The point, as its not being made clear enough, is that you fundamentally limit where you can go when you insist on basing whats mundane or not on the real world.
One of my personal ideas for a Ranger capability is sending messages on the wind. Sure, that's an impossible magic thing in the real world.
But it doesn't have to be that. You can position it as just a normal thing. Of course you can do it. Thats how this world works. Not everyone can do it, you have to learn.
The fundamental problem with doing something like the Ranger, but really any of these Martial type concepts, justice is that these are high fantasy worlds.
We do not have to make everything magic or supernatural. Being unwilling to treat these things as just being mundane parts of that world is just terribly unimaginative. And that pays awful dividends when it comes out of the game.
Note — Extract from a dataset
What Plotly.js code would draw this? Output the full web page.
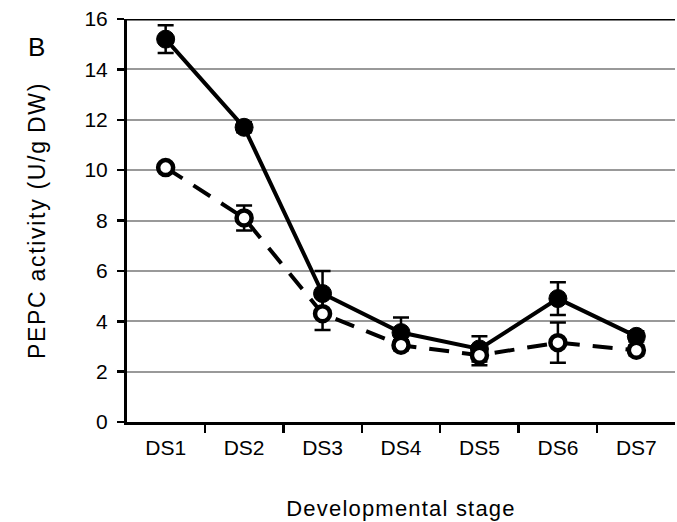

How many times have people complained about 5e and how everything that isn't lame and weak is just magic? How boring is that? How dull?
Its not like this is just arbitrary, either. There is a line, and we're not talking about saying punching rivers and cleaving mountains being "mundane" or "uncanny" things.
But something like tracking by your ear to the ground? Sending a message on the wind? Chucking a pebble into the woods, and provoking a nearby dragon to stampede into your enemies?
All extraordinarily thematic things that do not need to be magic nor supernatural to justify their existence.
I make it a point here because closing off your imagination like that means you're not going to be able to conceive of something better.
You can justify the Ranger more when you can let go of that, and the weak take 5e uses, to broaden what the class can be and can do.